*** PROVIDED DATA

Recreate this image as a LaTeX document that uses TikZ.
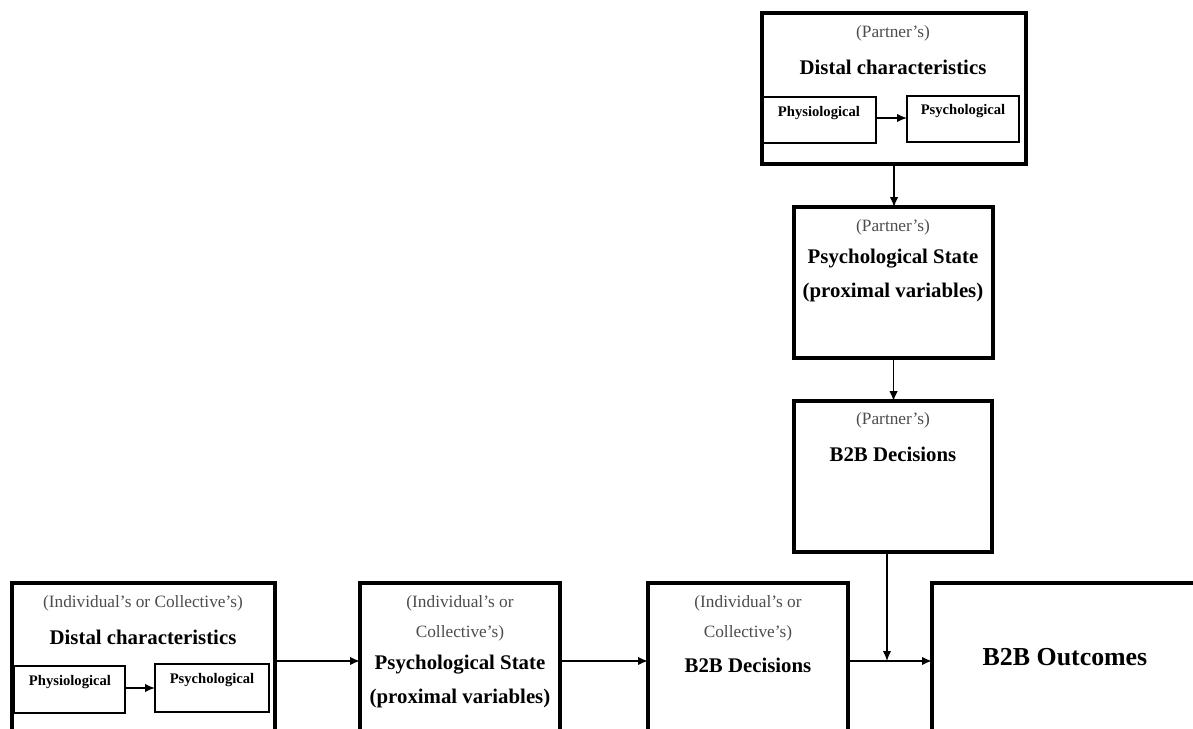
\documentclass[tikz,border=0pt]{standalone}
\usepackage{fontspec}
\setmainfont{Liberation Serif}
\usetikzlibrary{arrows.meta}
\begin{document}
\begin{tikzpicture}[x=0.025cm,y=-0.025cm,
	bigbox/.style={draw,line width=2.8pt,anchor=north west,inner sep=0pt,outer sep=0pt},
	smallbox/.style={draw,line width=.9pt,anchor=north west,inner sep=0pt,outer sep=0pt},
	who/.style={font=\fontsize{12.3}{14}\selectfont,text=black!70},
	head/.style={font=\fontsize{14.8}{17}\selectfont\bfseries},
	sub/.style={font=\fontsize{10.4}{12}\selectfont\bfseries},
	link/.style={line width=1.6pt,-{Latex[length=7pt,width=6pt]}},
	thinlink/.style={line width=1.1pt,-{Latex[length=7pt,width=6pt]}}]
		\path[use as bounding box,clip] (0,0) rectangle (1193,729);
		%=========== partner, from top to bottom===========================
		\node[bigbox,minimum width=6.6cm,minimum height=3.775cm] (pdist) at (762,13) {};
		\node[who] (pdist-who) at (893,33) {(Partner's)};
		\node[head] (pdist-head) at (893,67) {Distal characteristics};
		\node[smallbox,minimum width=2.825cm,minimum height=1.15cm] (pphys) at (763,97) {};
		\node[smallbox,minimum width=2.8cm,minimum height=1.15cm] (ppsy) at (907,96) {};
		\node[sub] (pphys-txt) at (819,113) {Physiological};
		\node[sub] (ppsy-txt) at (963,111) {Psychological};
		\node[bigbox,minimum width=4.975cm,minimum height=3.775cm] (pstate) at (794,207) {};
		\node[who] (pstate-who) at (893,227) {(Partner's)};
		\node[head] (pstate-head) at (893,259) {Psychological State};
		\node[head] (pstate-prox) at (893,292) {(proximal variables)};
		\node[bigbox,minimum width=4.95cm,minimum height=3.775cm] (pdec) at (794,401) {};
		\node[who] (pdec-who) at (893,420) {(Partner's)};
		\node[head] (pdec-head) at (893,454) {B2B Decisions};
		%=========== individual or collective, from left to right===========================
		\node[bigbox,minimum width=6.575cm,minimum height=4.425cm] (idist) at (12,583) {};
		\node[who] (idist-who) at (143,603) {(Individual's or Collective's)};
		\node[head] (idist-head) at (143,637) {Distal characteristics};
		\node[smallbox,minimum width=2.775cm,minimum height=1.175cm] (iphys) at (14,666) {};
		\node[smallbox,minimum width=2.85cm,minimum height=1.2cm] (ipsy) at (155,664) {};
		\node[sub] (iphys-txt) at (70,682) {Physiological};
		\node[sub] (ipsy-txt) at (212,680) {Psychological};
		\node[bigbox,minimum width=5cm,minimum height=4.425cm] (istate) at (360,583) {};
		\node[who] (istate-who) at (460,603) {(Individual's or};
		\node[who] (istate-coll) at (460,633) {Collective's)};
		\node[head] (istate-head) at (460,665) {Psychological State};
		\node[head] (istate-prox) at (460,698) {(proximal variables)};
		\node[bigbox,minimum width=5cm,minimum height=4.425cm] (idec) at (648,583) {};
		\node[who] (idec-who) at (748,603) {(Individual's or};
		\node[who] (idec-coll) at (748,633) {Collective's)};
		\node[head] (idec-head) at (748,665) {B2B Decisions};
		\node[bigbox,minimum width=7.5cm,minimum height=4.425cm] (outc) at (932,583) {};
		\node[font=\fontsize{18.4}{21}\selectfont\bfseries] (outc-head) at (1065,657) {B2B Outcomes};
		%=========== connectors ===========================
		\coordinate (row) at (0,661);
		\coordinate (join) at (887,661);
		\draw[thinlink] (pphys.east |- 0,118) -- (ppsy.west |- 0,118);
		\draw[thinlink] (iphys.east |- 0,688) -- (ipsy.west |- 0,688);
		\draw[thinlink] (pdist.south) -- (pdist.south |- pstate.north);
		\draw[thinlink] (pstate.south) -- (pstate.south |- pdec.north);
		\draw[thinlink] (pdec.south -| join) -- (join);
		\draw[link] (idist.east |- row) -- (istate.west |- row);
		\draw[link] (istate.east |- row) -- (idec.west |- row);
		\draw[link] (idec.east |- row) -- (outc.west |- row);
	\end{tikzpicture}
\end{document}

******

Repeat the listing in full and exactly. Leave any pictures out.

Recreate this image as a LaTeX document that uses TikZ.
\documentclass[tikz,border=0pt]{standalone}
\usepackage{fontspec}
\setmainfont{Liberation Serif}
\usetikzlibrary{arrows.meta}
\begin{document}
\begin{tikzpicture}[x=0.025cm,y=-0.025cm,
	bigbox/.style={draw,line width=2.8pt,anchor=north west,inner sep=0pt,outer sep=0pt},
	smallbox/.style={draw,line width=.9pt,anchor=north west,inner sep=0pt,outer sep=0pt},
	who/.style={font=\fontsize{12.3}{14}\selectfont,text=black!70},
	head/.style={font=\fontsize{14.8}{17}\selectfont\bfseries},
	sub/.style={font=\fontsize{10.4}{12}\selectfont\bfseries},
	link/.style={line width=1.6pt,-{Latex[length=7pt,width=6pt]}},
	thinlink/.style={line width=1.1pt,-{Latex[length=7pt,width=6pt]}}]
		\path[use as bounding box,clip] (0,0) rectangle (1193,729);
		%=========== partner, from top to bottom===========================
		\node[bigbox,minimum width=6.6cm,minimum height=3.775cm] (pdist) at (762,13) {};
		\node[who] (pdist-who) at (893,33) {(Partner's)};
		\node[head] (pdist-head) at (893,67) {Distal characteristics};
		\node[smallbox,minimum width=2.825cm,minimum height=1.15cm] (pphys) at (763,97) {};
		\node[smallbox,minimum width=2.8cm,minimum height=1.15cm] (ppsy) at (907,96) {};
		\node[sub] (pphys-txt) at (819,113) {Physiological};
		\node[sub] (ppsy-txt) at (963,111) {Psychological};
		\node[bigbox,minimum width=4.975cm,minimum height=3.775cm] (pstate) at (794,207) {};
		\node[who] (pstate-who) at (893,227) {(Partner's)};
		\node[head] (pstate-head) at (893,259) {Psychological State};
		\node[head] (pstate-prox) at (893,292) {(proximal variables)};
		\node[bigbox,minimum width=4.95cm,minimum height=3.775cm] (pdec) at (794,401) {};
		\node[who] (pdec-who) at (893,420) {(Partner's)};
		\node[head] (pdec-head) at (893,454) {B2B Decisions};
		%=========== individual or collective, from left to right===========================
		\node[bigbox,minimum width=6.575cm,minimum height=4.425cm] (idist) at (12,583) {};
		\node[who] (idist-who) at (143,603) {(Individual's or Collective's)};
		\node[head] (idist-head) at (143,637) {Distal characteristics};
		\node[smallbox,minimum width=2.775cm,minimum height=1.175cm] (iphys) at (14,666) {};
		\node[smallbox,minimum width=2.85cm,minimum height=1.2cm] (ipsy) at (155,664) {};
		\node[sub] (iphys-txt) at (70,682) {Physiological};
		\node[sub] (ipsy-txt) at (212,680) {Psychological};
		\node[bigbox,minimum width=5cm,minimum height=4.425cm] (istate) at (360,583) {};
		\node[who] (istate-who) at (460,603) {(Individual's or};
		\node[who] (istate-coll) at (460,633) {Collective's)};
		\node[head] (istate-head) at (460,665) {Psychological State};
		\node[head] (istate-prox) at (460,698) {(proximal variables)};
		\node[bigbox,minimum width=5cm,minimum height=4.425cm] (idec) at (648,583) {};
		\node[who] (idec-who) at (748,603) {(Individual's or};
		\node[who] (idec-coll) at (748,633) {Collective's)};
		\node[head] (idec-head) at (748,665) {B2B Decisions};
		\node[bigbox,minimum width=7.5cm,minimum height=4.425cm] (outc) at (932,583) {};
		\node[font=\fontsize{18.4}{21}\selectfont\bfseries] (outc-head) at (1065,657) {B2B Outcomes};
		%=========== connectors ===========================
		\coordinate (row) at (0,661);
		\coordinate (join) at (887,661);
		\draw[thinlink] (pphys.east |- 0,118) -- (ppsy.west |- 0,118);
		\draw[thinlink] (iphys.east |- 0,688) -- (ipsy.west |- 0,688);
		\draw[thinlink] (pdist.south) -- (pdist.south |- pstate.north);
		\draw[thinlink] (pstate.south) -- (pstate.south |- pdec.north);
		\draw[thinlink] (pdec.south -| join) -- (join);
		\draw[link] (idist.east |- row) -- (istate.west |- row);
		\draw[link] (istate.east |- row) -- (idec.west |- row);
		\draw[link] (idec.east |- row) -- (outc.west |- row);
	\end{tikzpicture}
\end{document}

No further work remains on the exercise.